Here are six of the games that we used to nurture self-esteem while building character.
Chutes and Ladders
This seems really basic and simple, but talking with children about moving up the ladder as a result of a good choice and sliding down a chute after a bad choice really served as a beautiful metaphor for the way things go in life. Self-esteem comes from the confidence of knowing when you’re doing something right; simply put, it feels good to get good at doing good. If you’re working with young children, get out Chutes and Ladders and try it today. As you’re playing, make sure to emphasize that in the game, it’s a spinner or dice that determine where you land, but in life when it’s for real, it will be good choices that take you up the ladder.
Playing Cards
Grab a deck of playing cards and start small with a game of Hearts, Crazy 8s, Uno, or War. This will be your opportunity to teach the child in your care not only how to strategize, but how to win, and how to lose. Confidence comes as children practice and sharpen their skills at something. Don’t fall prey to letting children win just so they don’t have to experience losing. Instead, coach them as they’re playing so that they learn how to navigate the ins and outs of the card games they’ll learn to love. Focus on their strengths; their self-esteem will increase as they learn to win and lose with dignity and grace.
Triangle Tag
This game of tag requires a group of four, so invite your child to grab three friends and give it a go. Three kids hold hands to make a triangle; designate one of them as the Captain. The fourth person is “it” and will try to tag the Captain by going around the circle, not under or through. The other two friends serve as body guards, to keep the Captain safe and keep the tagger away. Time the game for ten seconds at first, then add time. If the Captain gets tagged, then switch places so everyone gets a chance to play all three roles. After playing this one, unpack it by asking questions like: What was it like to be the Captain?
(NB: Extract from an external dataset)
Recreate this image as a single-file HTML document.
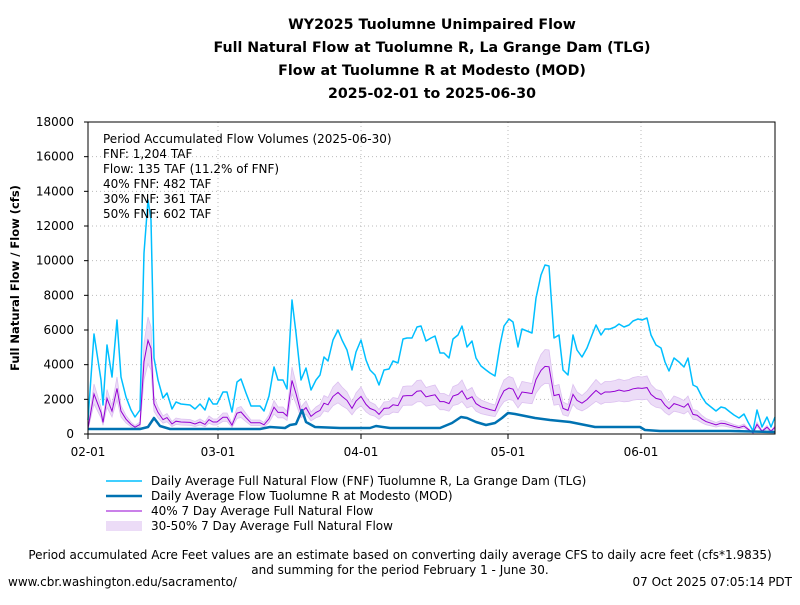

Why was it challenging to be the body guards? What was it like to be the outsider (tagger) trying to get in? Then work with them to make a parallel to their real-life friendships and relationships.
The Enemy and the Protector
You’ll need a group of a dozen kids or so for this one. Instruct each person to secretly choose one person in the group to be their protector and another to represent their enemy. When the game starts, the goal is to keep your protector between yourself and your enemy. As you might imagine, this can get pretty chaotic pretty quickly because every move someone makes generates another move. Play it for a while before stopping to debrief the metaphor that this creates for the stakeholders in our lives. A stakeholder is anyone who has a stake in our decisions, anyone who’s going to be involved, who’s going to care. Who are they? And how do their moves in life change yours? How do your moves change them? Stretch it a bit further and find out what might act as an “enemy” in life; expect answers like drugs, violence, bullies. What things or which people act as protectors for them?
Goal Posts
This game requires some large plastic tumblers and a yard stick, balanced on an upside down tumbler; participants pair up and attempt to stack the most cups onto the yard stick. The two-member team races against the clock (and other teams) to make the tallest goal post. This balancing act takes teamwork and requires precision as the friends collaborate to stack the cups with coordination, caution, and care at just the right time, another poignant parallel for being in sync with teammates, classmates or family members in projects and in life. What happens when the cups collapse in this game? How about in life? How do we fail forward? What might happen if our emotions got in the way? Use this and other Minute-To-Win It games to build self-esteem by working together to find a formula for team-building success.
Jenga
Buy this block-stacking game new or find it at a garage sale; it only requires the 54 blocks and steady hands as participants take turns taking a block from the tower and placing it on top. How tall the tower gets before it falls depends on how unstable the structure becomes as the blocks are removed from the base. Use life-sized Jenga blocks for a more interactive spin on this timeless game. Affix stickers with getting-to-know-you questions to add an element of connecting and conversing. Use the tower as a metaphor for life: Sometimes things happen that might pull a block from our foundation (tower), a trauma like a car accident, family changes like a divorce, maybe even the death of a pet or a relative. Who will be there when life becomes unstable like the Jenga tower and you need a little extra support? What are your strategies for resilience, to help you get back up when things seem to be crumbling down around you? Identifying these people and things before we need them will help to put them at our fingertips when we do.